I received another email from a real estate agent yesterday. Apart from one lead article, it was full of his latest listings. Unfortunately, the “lead” “article” was actually nothing more than a headline and a link to a website that wasn’t his.

What’s the problem here?

Well, the problem is I never asked to receive his emails. I suspect that he got my email address from LinkedIn or Facebook. Wherever it came from I didn’t give it to him.

Nor, for that matter, did I ask him to send me his latest listings. That was HIS decision, not mine. He was the one who decided that I’d be interested in his listings, not me.

About now you might be thinking: Peter, stop complaining. Just hit the unsubscribe button. Well, yes, I could do that – at least the email ticks that box. But that misses the point.

And the point is this. Too many agents look at email through the metaphor of a letterbox drop. If I stuff enough letter boxes with my flyers sooner or later someone will call me in to appraise their home. If it works with letterbox drops, it’ll work for emails.

And that thinking is right. It does work that way.
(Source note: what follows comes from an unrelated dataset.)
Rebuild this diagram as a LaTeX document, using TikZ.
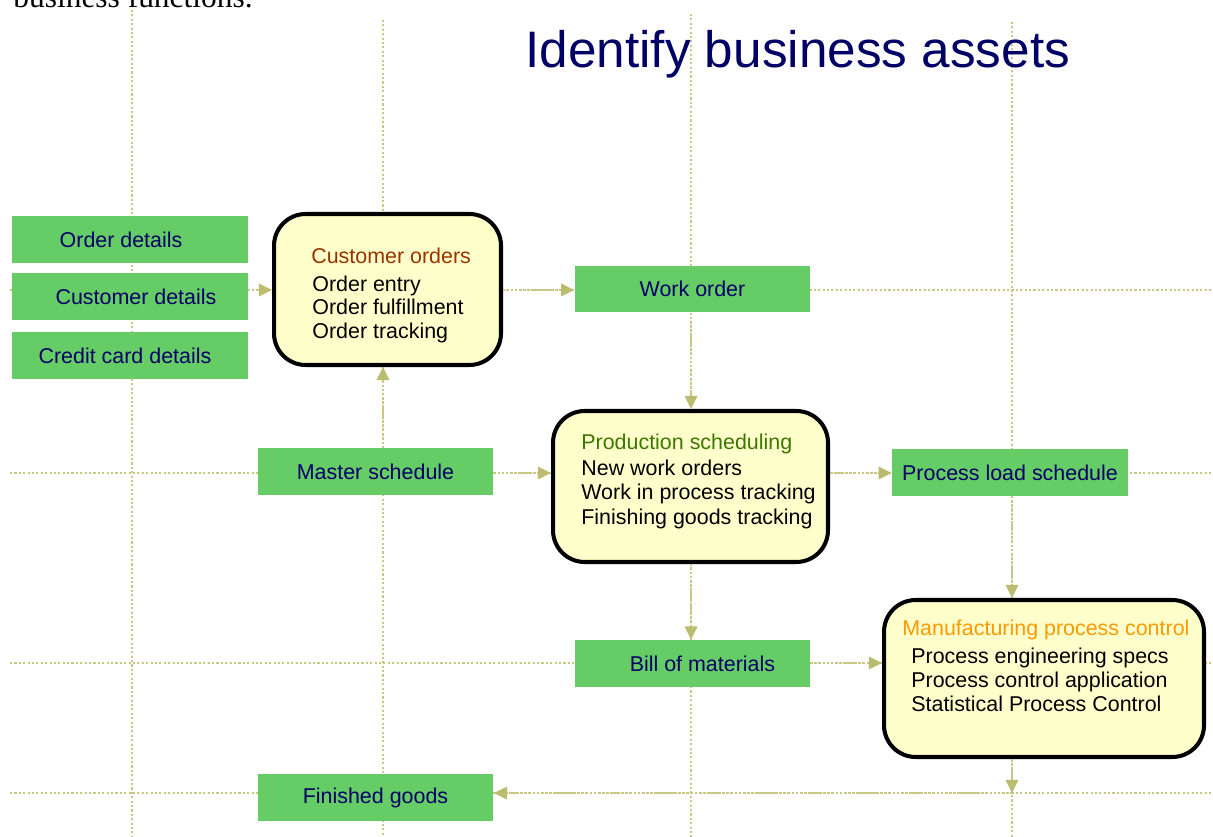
\documentclass[tikz,border=0pt]{standalone}
\usepackage{fontspec}
\setmainfont{Liberation Sans}
\newfontfamily\timesfont{Liberation Serif}
\usetikzlibrary{arrows.meta}
\definecolor{boxgreen}{RGB}{102,204,102}
\definecolor{navy}{RGB}{0,0,102}
\definecolor{paleyellow}{RGB}{255,255,204}
\definecolor{dotc}{RGB}{200,200,132}
\definecolor{arrc}{RGB}{188,188,112}
\definecolor{titlebrown}{RGB}{153,51,0}
\definecolor{titlegreen}{RGB}{60,120,0}
\definecolor{titleorange}{RGB}{255,153,0}
\begin{document}
\begin{tikzpicture}[x=0.02cm,y=-0.02cm,
  gbox/.style={fill=boxgreen, draw=none, minimum width=4.72cm, minimum height=0.94cm, inner sep=0pt, text=navy, font=\fontsize{12.2}{14}\selectfont},
  ybox/.style={fill=paleyellow, draw=black, line width=2.3pt, rounded corners=18pt, inner sep=0pt},
  ytext/.style={anchor=base west, inner sep=0pt, font=\fontsize{12.2}{14}\selectfont},
  gridline/.style={draw=dotc, line width=1.3pt, dash pattern=on 1.2pt off 1.3pt},
  flow/.style={draw=dotc, line width=1.4pt, dash pattern=on 1.2pt off 1.1pt, -{Triangle[length=7.5pt,width=7pt,color=arrc]}}]

\useasboundingbox (0,0) rectangle (1213,837);
\fill[white] (0,0) rectangle (1213,837);

% grid coordinates
\coordinate (v1) at (132,0);
\coordinate (v2) at (383,0);
\coordinate (v3) at (691,0);
\coordinate (v4) at (1012,0);
\coordinate (h1) at (0,290);
\coordinate (h2) at (0,473);
\coordinate (h3) at (0,663);
\coordinate (h4) at (0,793);
\coordinate (junc) at (1012,793);

% grid lines
\draw[gridline] (132,10) -- (132,837);
\draw[gridline] (383,20) -- (383,837);
\draw[gridline] (691,14) -- (691,837);
\draw[gridline] (1012,22) -- (1012,837);
\draw[gridline] (10,290) -- (1213,290);
\draw[gridline] (10,473) -- (1213,473);
\draw[gridline] (10,663) -- (1213,663);
\draw[gridline] (10,793) -- (1213,793);

% heading texts
\node[anchor=base west, inner sep=0pt, font=\timesfont\fontsize{17.9}{20}\selectfont] (bf) at (13,8) {business functions.};
\node[anchor=base west, inner sep=0pt, text=navy, font=\fontsize{29.2}{34}\selectfont] (title) at (525,68) {Identify business assets};

% green boxes
\node[gbox] (orderdet) at (130,239.5) {\hspace*{-10.2pt}Order details};
\node[gbox] (custdet) at (130,296.5) {Customer details\hspace*{-6.8pt}};
\node[gbox] (ccdet) at (130,355.5) {\hspace*{-5.7pt}Credit card details};
\node[gbox] (workorder) at (692.5,289) {Work order};
\node[gbox] (master) at (375.5,471.5) {Master schedule};
\node[gbox] (procload) at (1010,472.5) {Process load schedule};
\node[gbox] (billmat) at (692.5,663.5) {Bill of materials\hspace*{-11.3pt}};
\node[gbox] (finished) at (375.5,797.5) {Finished goods};

% yellow boxes
\node[ybox, minimum width=4.54cm, minimum height=3.02cm] (custord) at (387.5,289.5) {};
\node[ybox, minimum width=5.5cm, minimum height=3.02cm] (prodsched) at (690.5,486.5) {};
\node[ybox, minimum width=6.4cm, minimum height=3.14cm] (mfg) at (1044,678.5) {};

\node[ytext, text=titlebrown] (custordT) at (311,264) {Customer orders};
\node[ytext] (custordA) at (312,292) {Order entry};
\node[ytext] (custordB) at (312,315) {Order fulfillment};
\node[ytext] (custordC) at (312,339) {Order tracking};

\node[ytext, text=titlegreen] (prodT) at (581,450) {Production scheduling};
\node[ytext] (prodA) at (581,476) {New work orders};
\node[ytext] (prodB) at (581,500) {Work in process tracking};
\node[ytext] (prodC) at (581,524) {Finishing goods tracking};

\node[ytext, text=titleorange] (mfgT) at (902,635) {Manufacturing process control};
\node[ytext] (mfgA) at (911,663) {Process engineering specs};
\node[ytext] (mfgB) at (911,687) {Process control application};
\node[ytext] (mfgC) at (911,711) {Statistical Process Control};

% connectors
\draw[flow] (custdet.east |- h1) -- (custord.west |- h1);
\draw[flow] (custord.east |- h1) -- (workorder.west |- h1);
\draw[flow] (v3 |- workorder.south) -- (v3 |- prodsched.north);
\draw[flow] (master.east |- h2) -- (prodsched.west |- h2);
\draw[flow] (prodsched.east |- h2) -- (procload.west |- h2);
\draw[flow] (v4 |- procload.south) -- (v4 |- mfg.north);
\draw[flow] (v3 |- prodsched.south) -- (v3 |- billmat.north);
\draw[flow] (billmat.east |- h3) -- (mfg.west |- h3);
\draw[flow] (v2 |- master.north) -- (v2 |- custord.south);
\draw[flow] (v4 |- mfg.south) -- (junc);
\draw[flow] (junc) -- (finished.east |- h4);
\end{tikzpicture}
\end{document}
Sadly, though, the letter box drop is the worst metaphor for email marketing.

Why?

For a starter, sending emails to people without their explicit permission makes you look like a spammer, and because most agents are doing it, it makes you look like most agents. When you look like everyone else you have no point of difference, nothing to distinguish you from the next guy.

In the end you end up competing on price. That’s a race to the bottom with no winners.

The other problem with the metaphor is that it robs the agent of the best that email has to offer. As Abraham Maslow said, “If the only tool you have is a hammer, you tend to see every problem as a nail.”

For agents that have only pamphlets, everything looks like a letterbox. That’s sad because it robs them of having cafe conversations, of having real relationships, ones that lead to repeat and referral business.

The opportunity here is for agents to redefine themselves as community reporters, as non-elected representatives, as concierges. Sure, there’ll still be people who want your latest listings. But for others not in the market to buy – and that’s me – being my concierge or reporter is far more valuable.

Your tips, your local knowledge, your advice about living well in your patch – my patch – would endear me to you, would make me want to get to know you more, and would give me a reason to tell all my friends about you.

Sound like better fun than doing letterbox drops?